The Institute presents the annual awards program, which is named for George B. Hartzog Jr., the seventh director of the National Park Service, to showcase leading figures in the field of conservation. The awards are named for visionary leaders who make significant contributions to the management of parks and preservation of our natural, historical and cultural heritage.
In addition to his role as professor, Stern is a senior fellow of the Center for Leadership in Global Sustainability, scholar of the Institute for Parks, and serves as co-editor in chief for the Journal of Interpretation Research and associate editor for Society and Natural Resources. He is a prolific researcher and author whose contributions have impacted environmental initiatives, relationships between protected areas and local communities, natural resource planning processes, climate adaptation efforts and other elements of environmental governance.
“Marc has dedicated his career to research that improves human processes and equips leaders with the information and skills they need to manage and maintain protected areas,” said Bob Powell, director of Clemson University’s Institute for Parks. “His extensive research has led to notable changes in environmental education, interpretation and training across local and national agencies – and our lands are better for it.”
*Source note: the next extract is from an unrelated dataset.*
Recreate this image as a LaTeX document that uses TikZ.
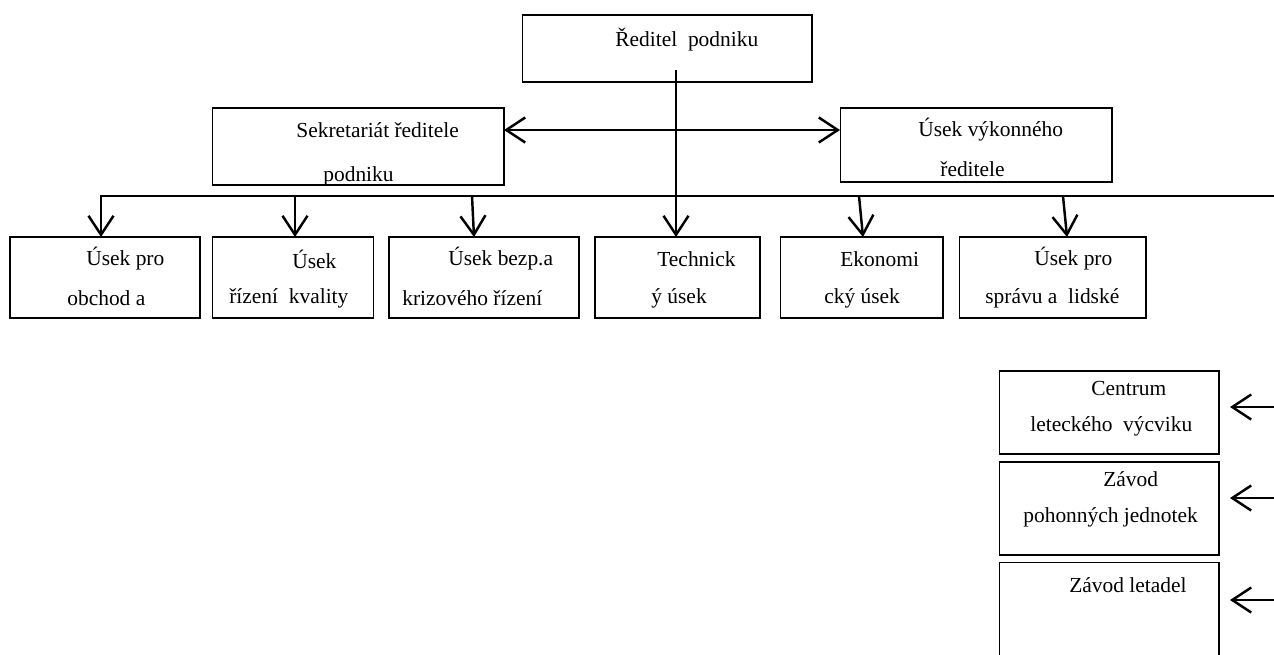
\documentclass[tikz,border=0pt]{standalone}
\usepackage{fontspec}
\setmainfont{Liberation Serif}
\usetikzlibrary{arrows.meta}

\tikzset{
    box/.style={draw, line width=0.6pt, inner sep=0pt, outer sep=0pt},
    txt/.style={anchor=west, inner sep=0pt, font=\fontsize{12.2}{14}\selectfont},
    arr/.style={-{Straight Barb[length=0.38cm,width=0.5cm]}, line width=1.4pt},
    darr/.style={{Straight Barb[length=0.38cm,width=0.5cm]}-{Straight Barb[length=0.38cm,width=0.5cm]}, line width=1.4pt}
}

\begin{document}
\begin{tikzpicture}[x={(0.02cm,0)}, y={(0,-0.02cm)}]
    \useasboundingbox (0,0) rectangle (1274,654);
    \clip (0,0) rectangle (1274,654);

    % top level
    \node[box, minimum width=5.8cm, minimum height=1.34cm] (reditel) at (667,48.5) {};
    \node[txt] (treditel) at (615,40) {Ředitel\ \ podniku};

    \node[box, minimum width=5.84cm, minimum height=1.54cm] (sekretariat) at (358,146.5) {};
    \node[box, minimum width=5.44cm, minimum height=1.48cm] (vykonny) at (976,145) {};
    \begin{scope}
        \clip (sekretariat.south west) rectangle (sekretariat.north east);
        \node[txt] (tsekr1) at (296,130) {Sekretariát ředitele};
        \node[txt] (tsekr2) at (323,176) {podniku};
    \end{scope}
    \node[txt] (tvyk1) at (918,130) {Úsek výkonného};
    \node[txt] (tvyk2) at (940,169) {ředitele};

    % departments
    \node[box, minimum width=3.8cm, minimum height=1.62cm] (obchod) at (105,277.5) {};
    \node[box, minimum width=3.22cm, minimum height=1.62cm] (kvalita) at (293,277.5) {};
    \node[box, minimum width=3.8cm, minimum height=1.62cm] (bezp) at (484,277.5) {};
    \node[box, minimum width=3.3cm, minimum height=1.62cm] (tech) at (677.5,277.5) {};
    \node[box, minimum width=3.26cm, minimum height=1.62cm] (ekon) at (861.5,277.5) {};
    \node[box, minimum width=3.74cm, minimum height=1.62cm] (sprava) at (1052.5,277.5) {};

    \node[txt] (tobchod1) at (86,259) {Úsek pro};
    \node[txt] (tobchod2) at (67,298) {obchod a};
    \node[txt] (tkval1) at (292,259) {Úsek};
    \node[txt] (tkval2) at (229,298) {řízení\ \ kvality};
    \node[txt] (tbezp1) at (448,259) {Úsek bezp.a};
    \node[txt] (tbezp2) at (402,298) {krizového řízení};
    \node[txt] (ttech1) at (657,259) {Technick};
    \node[txt] (ttech2) at (651,298) {ý úsek};
    \node[txt] (tekon1) at (840,259) {Ekonomi};
    \node[txt] (tekon2) at (824,298) {cký úsek};
    \node[txt] (tspr1) at (1034,259) {Úsek pro};
    \node[txt] (tspr2) at (985,298) {správu a\ \ lidské};

    % plants
    \node[box, minimum width=4.4cm, minimum height=1.66cm] (centrum) at (1109,412.5) {};
    \node[box, minimum width=4.4cm, minimum height=1.86cm] (zpj) at (1109,508.5) {};
    \node[box, minimum width=4.4cm, minimum height=2.16cm] (zl) at (1109,616) {};
    \node[txt] (tcent1) at (1091,388) {Centrum};
    \node[txt] (tcent2) at (1030,426) {leteckého\ \ výcviku};
    \node[txt] (tzpj1) at (1103,479) {Závod};
    \node[txt] (tzpj2) at (1023,517) {pohonných jednotek};
    \node[txt] (tzl) at (1069,585) {Závod letadel};

    % connectors
    \coordinate (r0) at (676,70);
    \coordinate (h) at (676,130);
    \coordinate (busL) at (100,196);
    \coordinate (busR) at (1274,196);
    \draw[line width=1.4pt] (busL) -- (busR);
    \draw[darr] (h -| sekretariat.east) -- (h -| vykonny.west);
    \draw[arr] (r0) -- (r0 |- tech.north);

    \coordinate (b1) at (101,196);
    \coordinate (b2) at (295,196);
    \coordinate (b3) at (472,196);
    \coordinate (b5) at (859,196);
    \coordinate (b6) at (1063,196);
    \draw[arr] (b1) -- (b1 |- obchod.north);
    \draw[arr] (b2) -- (b2 |- kvalita.north);
    \draw[arr] (b3) -- ([xshift=0.04cm]b3 |- bezp.north);
    \draw[arr] (b5) -- ([xshift=0.08cm]b5 |- ekon.north);
    \draw[arr] (b6) -- ([xshift=0.08cm]b6 |- sprava.north);

    \coordinate (c1) at (1274,407);
    \coordinate (c2) at (1274,498);
    \coordinate (c3) at (1274,600);
    \draw[arr] (c1) -- ([xshift=0.22cm]c1 -| centrum.east);
    \draw[arr] (c2) -- ([xshift=0.22cm]c2 -| zpj.east);
    \draw[arr] (c3) -- ([xshift=0.22cm]c3 -| zl.east);
\end{tikzpicture}
\end{document}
His research was the basis for a major revision to the U.S. Forest Service’s approach to training for planning processes associated with the National Environmental Policy and for revisions to the National Park Service’s approach to environmental education and interpretation.
Stern’s teaching and scholarship focus broadly on the human dimensions of natural resource management, environmental education and sustainability. He teaches courses in environmental education and interpretation at the undergraduate level and social science research methods and sustainability at the graduate level.
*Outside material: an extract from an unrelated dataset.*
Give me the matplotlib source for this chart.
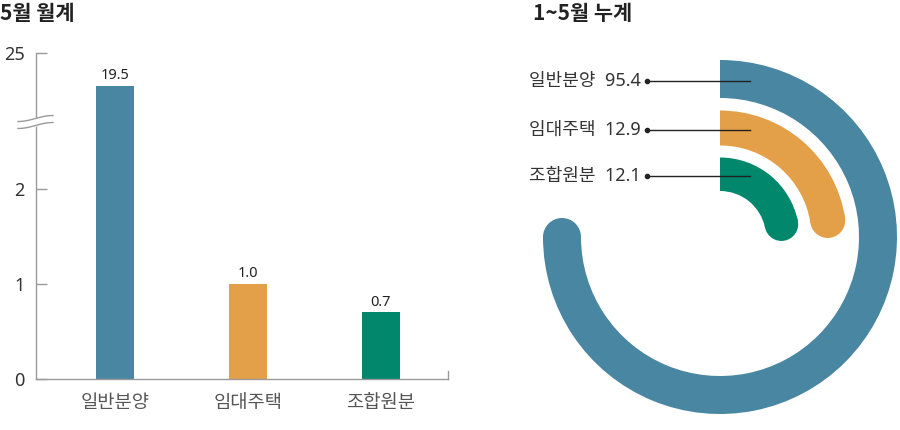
import numpy as np
import matplotlib.pyplot as plt
from matplotlib.patches import Wedge, Circle
from matplotlib.scale import FuncScale

plt.rcParams['font.family'] = ['Noto Sans', 'Noto Sans CJK KR', 'DejaVu Sans']

categories = ['일반분양', '임대주택', '조합원분']
monthly = [19.5, 1.0, 0.7]
cumulative = [95.4, 12.9, 12.1]
yticks = [0, 1, 2, 25]
colors = ['#4886a2', '#e3a048', '#00876c']

txt = '#333333'
axis_col = '#9a9a9a'

# broken y axis: values above 2 are squeezed
k = 0.0622
def fwd(v):
    v = np.asarray(v, dtype=float)
    return np.where(v <= 2, v, 2 + (v - 2) * k)

def inv(u):
    u = np.asarray(u, dtype=float)
    return np.where(u <= 2, u, 2 + (u - 2) / k)

fig = plt.figure(figsize=(9, 4.3), dpi=100)

# ---- left: monthly bars
W, H = 900, 430
ax1 = fig.add_axes([36 / W, 51 / H, 412 / W, 326 / H])
ax1.set_yscale(FuncScale(ax1, (fwd, inv)))
x = np.arange(len(categories))
ax1.bar(x, monthly, width=0.29, color=colors, zorder=2)
for xi, v in zip(x, monthly):
    ax1.annotate(f'{v:.1f}', (xi, v), xytext=(0, 2), textcoords='offset points',
                 ha='center', va='bottom', fontsize=10.5, color='#222222')
ax1.set_ylim(0, 25)
ax1.set_xlim(-0.594, 2.504)
ax1.set_yticks(yticks)
ax1.set_yticklabels([str(t) for t in yticks])
ax1.set_xticks(x)
ax1.set_xticklabels(categories)
ax1.tick_params(axis='y', direction='in', length=8, width=1, color=axis_col,
                labelsize=13, labelcolor=txt, pad=8)
ax1.tick_params(axis='x', length=0, labelsize=13.5, labelcolor='#555555', pad=11)
for s in ['top', 'right']:
    ax1.spines[s].set_visible(False)
for s in ['left', 'bottom']:
    ax1.spines[s].set_color(axis_col)
    ax1.spines[s].set_linewidth(1)
ax1.plot([1, 1], [0, 8 / 326], transform=ax1.transAxes, color=axis_col,
         lw=1, clip_on=False)

# break marks on the y axis
t = np.linspace(0, 1, 50)
bx = (-18 + t * 35) / 412
yc = (379 - 122) / 326
wave = -np.cos(np.pi * t) * 3 / 326
up = yc + 3.5 / 326 + wave
lo = yc - 3.5 / 326 + wave
ax1.fill_between(bx, lo, up, color='white', transform=ax1.transAxes,
                 clip_on=False, zorder=3)
ax1.plot(bx, up, color=axis_col, lw=1, transform=ax1.transAxes, clip_on=False, zorder=4)
ax1.plot(bx, lo, color=axis_col, lw=1, transform=ax1.transAxes, clip_on=False, zorder=4)

# ---- right: cumulative arcs
ax2 = fig.add_axes([520 / W, 0, 380 / W, 1])
ax2.set_xlim(-200, 180)
ax2.set_ylim(-193, 237)
ax2.axis('off')

r_outer = [177, 126.5, 79.5]
thick = [38, 35, 33.5]
vmax = max(cumulative)
for v, c, ro, th, cat in zip(cumulative, colors, r_outer, thick, categories):
    sweep = 270 * (v / vmax) ** 0.6
    ax2.add_patch(Wedge((0, 0), ro, 90 - sweep, 90, width=th, color=c, lw=0))
    rm = ro - th / 2
    a = np.deg2rad(90 - sweep)
    ax2.add_patch(Circle((rm * np.cos(a), rm * np.sin(a)), th / 2, color=c, lw=0))
    ax2.plot([-73, 30], [rm - 2, rm - 2], color='#222222', lw=1, zorder=5)
    ax2.plot(-73, rm - 2, 'o', ms=3, color='#222222', zorder=5)
    ax2.text(-79, rm - 2, f'{cat}  {v}', ha='right', va='center',
             fontsize=13, color=txt)

title_font = ['Noto Sans CJK KR', 'DejaVu Sans']
fig.text(0 / W, 1 - 13 / H, '5월 월계', fontsize=15, fontweight='bold',
         family=title_font, color='#222222', ha='left', va='center')
fig.text(533 / W, 1 - 13 / H, '1~5월 누계', fontsize=15, fontweight='bold',
         family=title_font, color='#222222', ha='left', va='center')

fig.savefig('out.png', dpi=100)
His recent book, Social Science Theory for Environmental Sustainability: A Practical Guide, published by Oxford University Press, translates decades of advancements in social science theory for everyday practitioners working in the environmental field. His work on trust development and other theoretical advancements have been well-recognized in the field and were recently the focus of a keynote presentation for the International Association for Society and Natural Resources.
His current work focuses on improving environmental education and interpretation for diverse audiences, advancing collaborative processes associated with climate adaptation and enhancing planning processes for interpretation across the National Park Service.
The Clemson University Institute for Parks (CUIP) provides research, education, training, and outreach that enhances the management of the world’s parks and protected areas. It accomplishes this by providing park and protected area managers with innovative research to support science-based decision-making; and by developing current and future leaders in the park movement by providing interdisciplinary and transformative education and training programs. The Institute currently consists of 35 Fellows and 10 Scholars working on park-related research.